POMONA — The proposed Inland Pacific World Trade Center appears to be dying a slow death, according to both proponents and foes of the $96-million project.
In recent months, Birtcher, the center's main development partner, has withdrawn its support for the project, and Grubb & Ellis, the real estate firm that was to have marketed retail and office space for the complex, has stopped advertising for tenants.
The lone remaining catalyst for the project is still promoter H. Thomas Felvey, who proposed the idea of a world trade center to city officials in 1985. At that time, his firm, Urbanetics Inc., received the exclusive right from the city to develop the 4.6-acre parcel, across the street from Pomona's Civic Center.
Last April, the City Council voted to issue $100 million in revenue bonds to finance the construction of the 12-story office, hotel and retail complex that many hoped would spark an economic and cultural rebirth in Pomona.
The city gave Felvey until May 1 of this year to obtain sufficient credit guarantees and other means of security for the bonds.
Council members have been increasingly skeptical of Felvey's ability to line up financial backers since last May, when a report published by The Times revealed that he had been the target of numerous lawsuits in connection with unpaid debts and unfinished projects.
In the three months since Birtcher informed the city that it had determined the project to be "too ambitious and complex," Felvey has been keeping a very low profile.
Receptionists at Birtcher's Santa Ana office, where Felvey maintained an office last year, said they do not know where he can be reached and no longer accept messages for him.

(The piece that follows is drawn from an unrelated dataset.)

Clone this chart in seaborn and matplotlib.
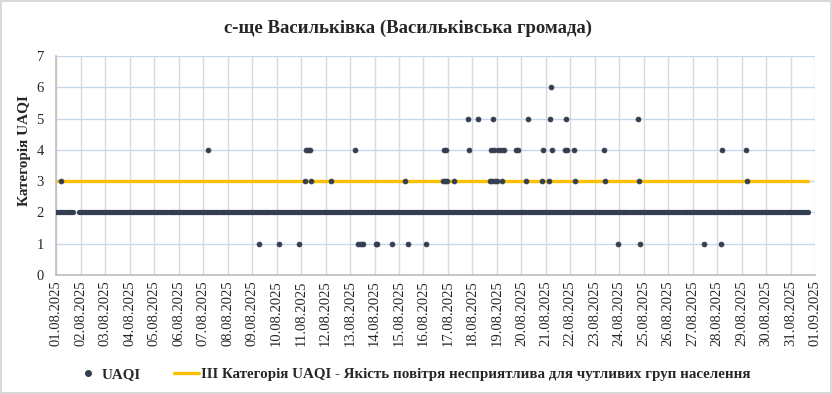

Wayne Soldano, vice president and sales manager for the San Gabriel Valley office of Grubb & Ellis, said he has been unable to reach Felvey for several months.
"I just don't know where the guy is," Soldano said.
Last month, Grubb & Ellis removed a sign advertising office and retail space in the trade center from the vacant lot at Garey Avenue and Mission Boulevard where construction had been scheduled to begin last spring.
"As far as I'm concerned, there is no world trade center project at this point," Soldano said.
However, Sanford A. Sorenson, Pomona's director of community development, said Felvey has called him twice in the last month to report that he is negotiating with a firm to succeed Birtcher as the major partner in the venture.
"We've notified Mr. Felvey that we're not moving forward until there is a qualified development partner for the project," Sorenson said. "He indicated that the principal firm he was dealing with would be making its decision during the month of February."
But Sorenson said that his office does not have Felvey's phone number and that he does not know where the promoter is conducting his business.
"I think he was calling from his car phone," Sorenson said.
For Felvey to meet the May 1 deadline, Sorenson said, he would have to have firm commitments of financial backing "no later than the middle of March."
"It's an awfully short time to interest someone in a project of this magnitude," he said.
If Felvey cannot put together a trade center project by the deadline, ownership of the property will transfer to Kajima International Inc., which last April paid the city $1 million for the land, which had been priced at $500,000.
Kajima would then be obligated to build some type of project worth at least $10 million on the site within five years or ownership of the land would revert to the city's Redevelopment Agency, Sorenson said.
Mayor Donna Smith said she remains hopeful that Felvey can arrange financing for the trade center before the deadline.
"The project is not dead," Smith said. "We still have until May 1, and the council is not ready to give up the ship. . . . We've waited this long, and a couple more months won't hurt."
Councilman Mark Nymeyer agreed it is too early to give up hope on the project.
"I know a few things that are going on behind the scenes, but I'm not at liberty to say what they are," Nymeyer said. "It is not over, by any means."
But the other three council members were not as positive in their assessments.
Councilman E. J. (Jay) Gaulding, who said the project had a 90% chance of going forward after Felvey's history of financial and legal problems came to light last May, said this week that the probability had fallen to "something less than 50%."
"Though I guess miracles can happen, I don't expect this will be one of them," Gaulding said.
Councilwoman Nell Soto, who has been very critical of Felvey's involvement with the venture, also expressed a gloomy outlook.
"I'm hoping they will be able to salvage it, but I don't know how possible that will be," Soto said. "To get another firm for a world trade center at this late date would almost be an impossible thing."
Pomona's business leaders, who have strongly supported the trade center proposal, are guardedly optimistic in their appraisal of the project's chances.